■ **INFORMATION PROVIDED**:
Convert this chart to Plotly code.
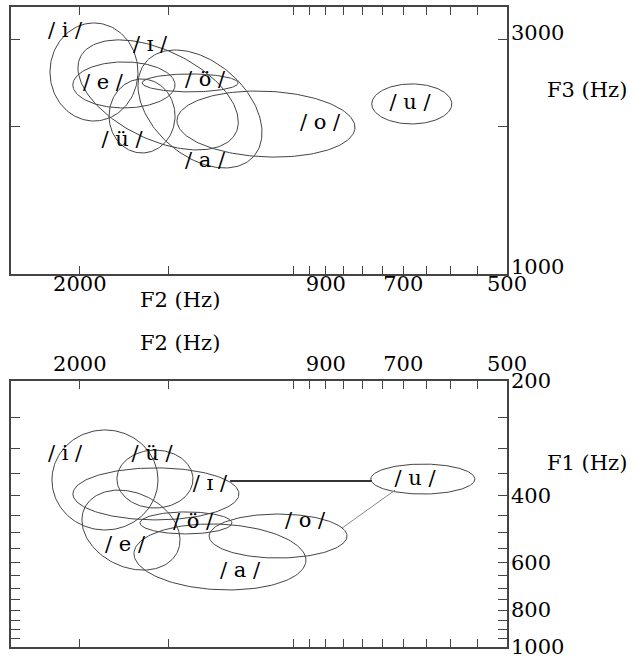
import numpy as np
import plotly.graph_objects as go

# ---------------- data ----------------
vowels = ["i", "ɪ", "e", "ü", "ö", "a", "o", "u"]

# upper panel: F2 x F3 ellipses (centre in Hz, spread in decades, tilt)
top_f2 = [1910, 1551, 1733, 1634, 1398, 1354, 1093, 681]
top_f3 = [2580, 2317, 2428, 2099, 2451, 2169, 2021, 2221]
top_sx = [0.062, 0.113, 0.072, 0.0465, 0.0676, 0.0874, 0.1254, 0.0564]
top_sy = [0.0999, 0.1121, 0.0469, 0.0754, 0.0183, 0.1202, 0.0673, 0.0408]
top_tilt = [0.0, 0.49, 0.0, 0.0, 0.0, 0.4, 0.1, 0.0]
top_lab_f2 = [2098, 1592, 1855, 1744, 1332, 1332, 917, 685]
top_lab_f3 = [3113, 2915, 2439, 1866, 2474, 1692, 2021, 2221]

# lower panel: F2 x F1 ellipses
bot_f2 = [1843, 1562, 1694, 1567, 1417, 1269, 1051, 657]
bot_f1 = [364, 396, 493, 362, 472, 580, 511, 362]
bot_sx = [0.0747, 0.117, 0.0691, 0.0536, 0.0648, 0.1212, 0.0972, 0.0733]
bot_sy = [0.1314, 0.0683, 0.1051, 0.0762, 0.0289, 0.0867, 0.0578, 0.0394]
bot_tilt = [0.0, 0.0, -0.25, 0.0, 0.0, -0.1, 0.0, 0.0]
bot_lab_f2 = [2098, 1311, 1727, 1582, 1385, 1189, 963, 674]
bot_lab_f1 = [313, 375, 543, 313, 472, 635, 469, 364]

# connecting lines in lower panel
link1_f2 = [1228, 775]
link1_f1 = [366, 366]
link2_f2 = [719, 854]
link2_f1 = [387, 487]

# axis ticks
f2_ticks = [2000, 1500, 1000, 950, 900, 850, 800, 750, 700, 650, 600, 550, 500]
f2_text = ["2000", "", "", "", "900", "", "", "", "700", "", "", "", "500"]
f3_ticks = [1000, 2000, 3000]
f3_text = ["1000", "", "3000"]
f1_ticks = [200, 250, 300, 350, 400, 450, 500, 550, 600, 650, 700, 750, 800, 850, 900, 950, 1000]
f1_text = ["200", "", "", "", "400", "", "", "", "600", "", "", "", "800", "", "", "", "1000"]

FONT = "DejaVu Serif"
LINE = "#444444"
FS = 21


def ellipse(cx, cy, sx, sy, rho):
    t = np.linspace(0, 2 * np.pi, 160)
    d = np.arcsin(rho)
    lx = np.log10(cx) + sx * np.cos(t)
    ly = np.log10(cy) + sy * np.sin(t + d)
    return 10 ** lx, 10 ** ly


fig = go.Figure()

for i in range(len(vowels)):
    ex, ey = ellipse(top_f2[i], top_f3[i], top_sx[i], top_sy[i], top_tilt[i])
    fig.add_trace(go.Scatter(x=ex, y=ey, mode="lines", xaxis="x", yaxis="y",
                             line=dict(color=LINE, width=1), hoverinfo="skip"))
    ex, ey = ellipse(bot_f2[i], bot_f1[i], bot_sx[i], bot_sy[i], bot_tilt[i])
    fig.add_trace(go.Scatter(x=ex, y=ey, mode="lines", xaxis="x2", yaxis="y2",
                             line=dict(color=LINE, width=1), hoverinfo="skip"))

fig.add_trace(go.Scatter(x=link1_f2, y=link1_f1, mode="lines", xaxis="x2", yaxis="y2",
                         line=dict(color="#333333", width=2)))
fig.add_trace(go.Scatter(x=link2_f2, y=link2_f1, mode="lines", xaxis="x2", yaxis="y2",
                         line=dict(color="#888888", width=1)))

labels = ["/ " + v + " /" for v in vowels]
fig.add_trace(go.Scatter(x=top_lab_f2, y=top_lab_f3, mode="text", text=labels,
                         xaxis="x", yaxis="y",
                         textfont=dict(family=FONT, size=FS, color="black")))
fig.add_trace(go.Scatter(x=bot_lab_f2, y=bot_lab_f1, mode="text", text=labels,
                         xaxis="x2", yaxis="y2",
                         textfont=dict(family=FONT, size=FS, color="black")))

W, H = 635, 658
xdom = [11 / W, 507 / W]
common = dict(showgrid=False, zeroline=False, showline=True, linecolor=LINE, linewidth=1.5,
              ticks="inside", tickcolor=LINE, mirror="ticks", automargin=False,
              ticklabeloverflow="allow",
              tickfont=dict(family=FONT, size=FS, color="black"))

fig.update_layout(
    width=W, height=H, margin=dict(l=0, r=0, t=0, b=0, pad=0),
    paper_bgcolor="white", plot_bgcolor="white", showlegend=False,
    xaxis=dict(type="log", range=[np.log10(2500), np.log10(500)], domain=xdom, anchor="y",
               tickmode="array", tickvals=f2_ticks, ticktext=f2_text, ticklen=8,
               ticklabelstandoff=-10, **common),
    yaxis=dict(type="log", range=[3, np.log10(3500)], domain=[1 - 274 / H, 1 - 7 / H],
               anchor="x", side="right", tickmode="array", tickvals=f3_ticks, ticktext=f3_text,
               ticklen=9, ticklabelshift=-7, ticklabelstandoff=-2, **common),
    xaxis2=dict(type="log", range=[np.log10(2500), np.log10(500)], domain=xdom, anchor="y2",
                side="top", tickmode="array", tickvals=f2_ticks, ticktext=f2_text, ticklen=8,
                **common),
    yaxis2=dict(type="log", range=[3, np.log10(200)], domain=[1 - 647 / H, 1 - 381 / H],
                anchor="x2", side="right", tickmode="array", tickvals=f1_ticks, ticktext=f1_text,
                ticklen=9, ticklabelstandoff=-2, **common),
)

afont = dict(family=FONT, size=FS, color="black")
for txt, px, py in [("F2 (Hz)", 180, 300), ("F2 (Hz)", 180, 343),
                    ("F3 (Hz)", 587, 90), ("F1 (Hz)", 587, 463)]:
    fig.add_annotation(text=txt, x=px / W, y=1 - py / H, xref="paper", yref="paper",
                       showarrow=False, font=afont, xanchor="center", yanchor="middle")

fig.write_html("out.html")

■ **STATED PROBLEM**:
Output exactly the span of lines from the top of the listing through the line holding "bot_lab_f1 = [313, 375, 543, 313, 472, 635, 469, 364]", and leave every picture out.

■ **COMPLETED EXERCISE**:
Convert this chart to Plotly code.
import numpy as np
import plotly.graph_objects as go

# ---------------- data ----------------
vowels = ["i", "ɪ", "e", "ü", "ö", "a", "o", "u"]

# upper panel: F2 x F3 ellipses (centre in Hz, spread in decades, tilt)
top_f2 = [1910, 1551, 1733, 1634, 1398, 1354, 1093, 681]
top_f3 = [2580, 2317, 2428, 2099, 2451, 2169, 2021, 2221]
top_sx = [0.062, 0.113, 0.072, 0.0465, 0.0676, 0.0874, 0.1254, 0.0564]
top_sy = [0.0999, 0.1121, 0.0469, 0.0754, 0.0183, 0.1202, 0.0673, 0.0408]
top_tilt = [0.0, 0.49, 0.0, 0.0, 0.0, 0.4, 0.1, 0.0]
top_lab_f2 = [2098, 1592, 1855, 1744, 1332, 1332, 917, 685]
top_lab_f3 = [3113, 2915, 2439, 1866, 2474, 1692, 2021, 2221]

# lower panel: F2 x F1 ellipses
bot_f2 = [1843, 1562, 1694, 1567, 1417, 1269, 1051, 657]
bot_f1 = [364, 396, 493, 362, 472, 580, 511, 362]
bot_sx = [0.0747, 0.117, 0.0691, 0.0536, 0.0648, 0.1212, 0.0972, 0.0733]
bot_sy = [0.1314, 0.0683, 0.1051, 0.0762, 0.0289, 0.0867, 0.0578, 0.0394]
bot_tilt = [0.0, 0.0, -0.25, 0.0, 0.0, -0.1, 0.0, 0.0]
bot_lab_f2 = [2098, 1311, 1727, 1582, 1385, 1189, 963, 674]
bot_lab_f1 = [313, 375, 543, 313, 472, 635, 469, 364]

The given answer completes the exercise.